**COLLECTED DATA**
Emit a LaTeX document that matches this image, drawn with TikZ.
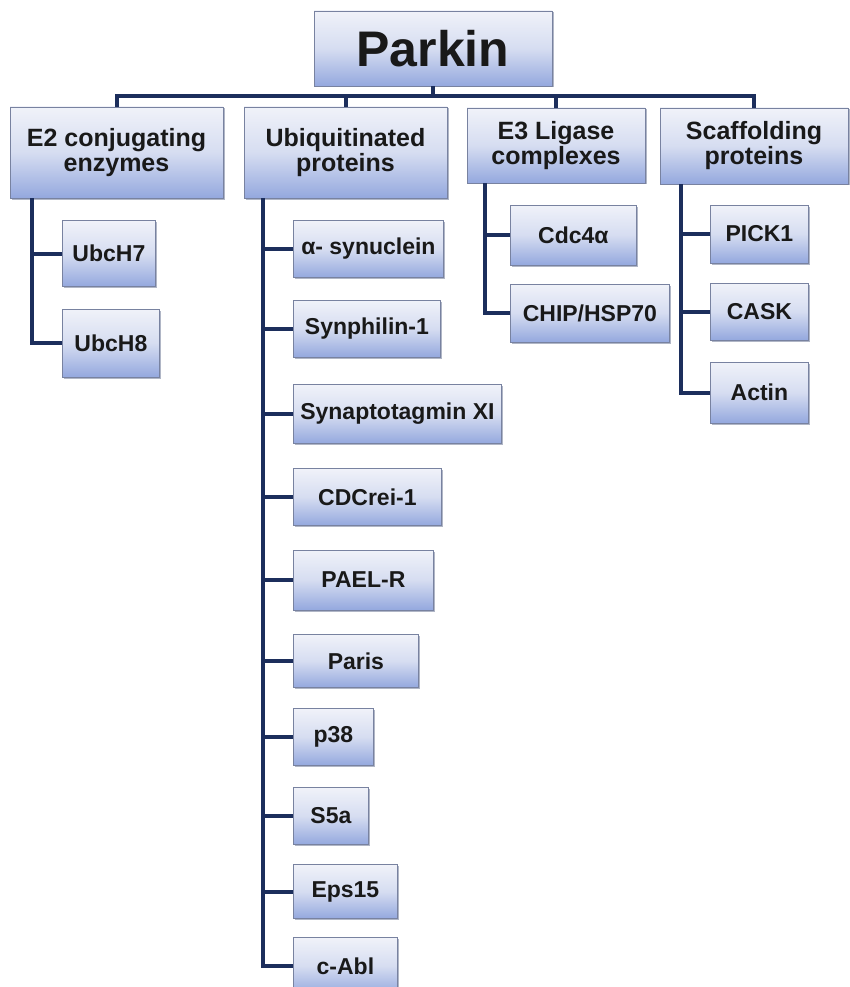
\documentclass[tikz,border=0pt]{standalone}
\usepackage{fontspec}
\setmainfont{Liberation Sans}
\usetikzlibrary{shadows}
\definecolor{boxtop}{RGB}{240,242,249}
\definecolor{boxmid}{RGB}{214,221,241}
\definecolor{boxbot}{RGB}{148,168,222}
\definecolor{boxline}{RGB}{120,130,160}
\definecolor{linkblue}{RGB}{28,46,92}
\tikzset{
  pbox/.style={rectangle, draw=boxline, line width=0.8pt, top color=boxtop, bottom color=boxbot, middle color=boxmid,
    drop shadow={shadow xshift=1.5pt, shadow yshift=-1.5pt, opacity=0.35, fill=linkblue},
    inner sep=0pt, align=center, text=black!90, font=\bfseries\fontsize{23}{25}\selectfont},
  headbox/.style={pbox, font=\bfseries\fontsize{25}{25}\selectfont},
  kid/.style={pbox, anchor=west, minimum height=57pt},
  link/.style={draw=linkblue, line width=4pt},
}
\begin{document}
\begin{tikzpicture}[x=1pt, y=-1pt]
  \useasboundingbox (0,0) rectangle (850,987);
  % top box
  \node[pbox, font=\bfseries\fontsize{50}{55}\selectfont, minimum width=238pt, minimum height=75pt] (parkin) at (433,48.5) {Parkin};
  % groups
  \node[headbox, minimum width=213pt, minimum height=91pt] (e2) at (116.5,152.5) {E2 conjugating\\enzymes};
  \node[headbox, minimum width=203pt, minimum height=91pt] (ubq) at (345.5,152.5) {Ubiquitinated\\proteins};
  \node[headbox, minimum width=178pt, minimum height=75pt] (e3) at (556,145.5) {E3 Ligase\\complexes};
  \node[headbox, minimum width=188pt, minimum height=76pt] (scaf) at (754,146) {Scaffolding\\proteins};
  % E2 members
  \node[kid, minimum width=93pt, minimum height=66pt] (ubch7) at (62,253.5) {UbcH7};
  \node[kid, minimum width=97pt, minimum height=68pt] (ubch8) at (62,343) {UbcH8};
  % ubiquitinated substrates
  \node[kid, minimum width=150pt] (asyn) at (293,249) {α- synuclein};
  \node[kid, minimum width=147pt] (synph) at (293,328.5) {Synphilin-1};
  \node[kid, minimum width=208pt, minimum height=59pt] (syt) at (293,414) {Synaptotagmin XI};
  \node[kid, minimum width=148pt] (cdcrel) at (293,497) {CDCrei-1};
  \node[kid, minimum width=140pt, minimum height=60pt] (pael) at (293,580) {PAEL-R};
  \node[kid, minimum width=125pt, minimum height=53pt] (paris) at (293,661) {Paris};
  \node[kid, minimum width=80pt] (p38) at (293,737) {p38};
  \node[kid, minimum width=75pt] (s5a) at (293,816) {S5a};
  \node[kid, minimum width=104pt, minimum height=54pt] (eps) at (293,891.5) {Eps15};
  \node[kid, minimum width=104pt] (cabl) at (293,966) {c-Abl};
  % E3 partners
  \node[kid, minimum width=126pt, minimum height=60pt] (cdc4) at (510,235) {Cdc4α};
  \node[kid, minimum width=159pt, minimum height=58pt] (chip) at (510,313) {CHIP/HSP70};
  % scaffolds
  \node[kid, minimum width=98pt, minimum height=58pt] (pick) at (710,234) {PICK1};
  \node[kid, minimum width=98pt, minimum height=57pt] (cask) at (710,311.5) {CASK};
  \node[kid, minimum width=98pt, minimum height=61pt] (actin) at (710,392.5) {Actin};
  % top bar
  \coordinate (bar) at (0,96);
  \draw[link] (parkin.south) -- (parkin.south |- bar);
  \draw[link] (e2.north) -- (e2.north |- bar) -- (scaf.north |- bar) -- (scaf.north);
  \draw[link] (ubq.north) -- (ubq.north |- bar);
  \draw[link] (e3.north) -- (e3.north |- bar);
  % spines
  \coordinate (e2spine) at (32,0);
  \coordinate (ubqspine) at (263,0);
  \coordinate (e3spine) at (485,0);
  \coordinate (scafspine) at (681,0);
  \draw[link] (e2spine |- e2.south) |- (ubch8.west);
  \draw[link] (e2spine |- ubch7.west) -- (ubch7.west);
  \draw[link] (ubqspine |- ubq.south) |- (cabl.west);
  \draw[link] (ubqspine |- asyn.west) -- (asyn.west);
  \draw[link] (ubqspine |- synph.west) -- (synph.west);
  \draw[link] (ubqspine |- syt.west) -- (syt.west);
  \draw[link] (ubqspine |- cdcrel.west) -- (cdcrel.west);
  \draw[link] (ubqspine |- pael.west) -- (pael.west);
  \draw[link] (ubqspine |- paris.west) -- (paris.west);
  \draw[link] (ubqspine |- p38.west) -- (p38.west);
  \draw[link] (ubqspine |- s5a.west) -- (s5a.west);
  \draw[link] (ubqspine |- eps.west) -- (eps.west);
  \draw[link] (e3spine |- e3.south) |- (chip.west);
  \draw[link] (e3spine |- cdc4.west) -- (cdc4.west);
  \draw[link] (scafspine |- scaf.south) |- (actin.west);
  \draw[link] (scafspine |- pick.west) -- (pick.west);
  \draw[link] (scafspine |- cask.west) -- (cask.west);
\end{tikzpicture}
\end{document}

**INSTRUCTION**
Reproduce the material word for word. Any pictures should be left out of the copy.

**OUTPUT BELOW**
Emit a LaTeX document that matches this image, drawn with TikZ.
\documentclass[tikz,border=0pt]{standalone}
\usepackage{fontspec}
\setmainfont{Liberation Sans}
\usetikzlibrary{shadows}
\definecolor{boxtop}{RGB}{240,242,249}
\definecolor{boxmid}{RGB}{214,221,241}
\definecolor{boxbot}{RGB}{148,168,222}
\definecolor{boxline}{RGB}{120,130,160}
\definecolor{linkblue}{RGB}{28,46,92}
\tikzset{
  pbox/.style={rectangle, draw=boxline, line width=0.8pt, top color=boxtop, bottom color=boxbot, middle color=boxmid,
    drop shadow={shadow xshift=1.5pt, shadow yshift=-1.5pt, opacity=0.35, fill=linkblue},
    inner sep=0pt, align=center, text=black!90, font=\bfseries\fontsize{23}{25}\selectfont},
  headbox/.style={pbox, font=\bfseries\fontsize{25}{25}\selectfont},
  kid/.style={pbox, anchor=west, minimum height=57pt},
  link/.style={draw=linkblue, line width=4pt},
}
\begin{document}
\begin{tikzpicture}[x=1pt, y=-1pt]
  \useasboundingbox (0,0) rectangle (850,987);
  % top box
  \node[pbox, font=\bfseries\fontsize{50}{55}\selectfont, minimum width=238pt, minimum height=75pt] (parkin) at (433,48.5) {Parkin};
  % groups
  \node[headbox, minimum width=213pt, minimum height=91pt] (e2) at (116.5,152.5) {E2 conjugating\\enzymes};
  \node[headbox, minimum width=203pt, minimum height=91pt] (ubq) at (345.5,152.5) {Ubiquitinated\\proteins};
  \node[headbox, minimum width=178pt, minimum height=75pt] (e3) at (556,145.5) {E3 Ligase\\complexes};
  \node[headbox, minimum width=188pt, minimum height=76pt] (scaf) at (754,146) {Scaffolding\\proteins};
  % E2 members
  \node[kid, minimum width=93pt, minimum height=66pt] (ubch7) at (62,253.5) {UbcH7};
  \node[kid, minimum width=97pt, minimum height=68pt] (ubch8) at (62,343) {UbcH8};
  % ubiquitinated substrates
  \node[kid, minimum width=150pt] (asyn) at (293,249) {α- synuclein};
  \node[kid, minimum width=147pt] (synph) at (293,328.5) {Synphilin-1};
  \node[kid, minimum width=208pt, minimum height=59pt] (syt) at (293,414) {Synaptotagmin XI};
  \node[kid, minimum width=148pt] (cdcrel) at (293,497) {CDCrei-1};
  \node[kid, minimum width=140pt, minimum height=60pt] (pael) at (293,580) {PAEL-R};
  \node[kid, minimum width=125pt, minimum height=53pt] (paris) at (293,661) {Paris};
  \node[kid, minimum width=80pt] (p38) at (293,737) {p38};
  \node[kid, minimum width=75pt] (s5a) at (293,816) {S5a};
  \node[kid, minimum width=104pt, minimum height=54pt] (eps) at (293,891.5) {Eps15};
  \node[kid, minimum width=104pt] (cabl) at (293,966) {c-Abl};
  % E3 partners
  \node[kid, minimum width=126pt, minimum height=60pt] (cdc4) at (510,235) {Cdc4α};
  \node[kid, minimum width=159pt, minimum height=58pt] (chip) at (510,313) {CHIP/HSP70};
  % scaffolds
  \node[kid, minimum width=98pt, minimum height=58pt] (pick) at (710,234) {PICK1};
  \node[kid, minimum width=98pt, minimum height=57pt] (cask) at (710,311.5) {CASK};
  \node[kid, minimum width=98pt, minimum height=61pt] (actin) at (710,392.5) {Actin};
  % top bar
  \coordinate (bar) at (0,96);
  \draw[link] (parkin.south) -- (parkin.south |- bar);
  \draw[link] (e2.north) -- (e2.north |- bar) -- (scaf.north |- bar) -- (scaf.north);
  \draw[link] (ubq.north) -- (ubq.north |- bar);
  \draw[link] (e3.north) -- (e3.north |- bar);
  % spines
  \coordinate (e2spine) at (32,0);
  \coordinate (ubqspine) at (263,0);
  \coordinate (e3spine) at (485,0);
  \coordinate (scafspine) at (681,0);
  \draw[link] (e2spine |- e2.south) |- (ubch8.west);
  \draw[link] (e2spine |- ubch7.west) -- (ubch7.west);
  \draw[link] (ubqspine |- ubq.south) |- (cabl.west);
  \draw[link] (ubqspine |- asyn.west) -- (asyn.west);
  \draw[link] (ubqspine |- synph.west) -- (synph.west);
  \draw[link] (ubqspine |- syt.west) -- (syt.west);
  \draw[link] (ubqspine |- cdcrel.west) -- (cdcrel.west);
  \draw[link] (ubqspine |- pael.west) -- (pael.west);
  \draw[link] (ubqspine |- paris.west) -- (paris.west);
  \draw[link] (ubqspine |- p38.west) -- (p38.west);
  \draw[link] (ubqspine |- s5a.west) -- (s5a.west);
  \draw[link] (ubqspine |- eps.west) -- (eps.west);
  \draw[link] (e3spine |- e3.south) |- (chip.west);
  \draw[link] (e3spine |- cdc4.west) -- (cdc4.west);
  \draw[link] (scafspine |- scaf.south) |- (actin.west);
  \draw[link] (scafspine |- pick.west) -- (pick.west);
  \draw[link] (scafspine |- cask.west) -- (cask.west);
\end{tikzpicture}
\end{document}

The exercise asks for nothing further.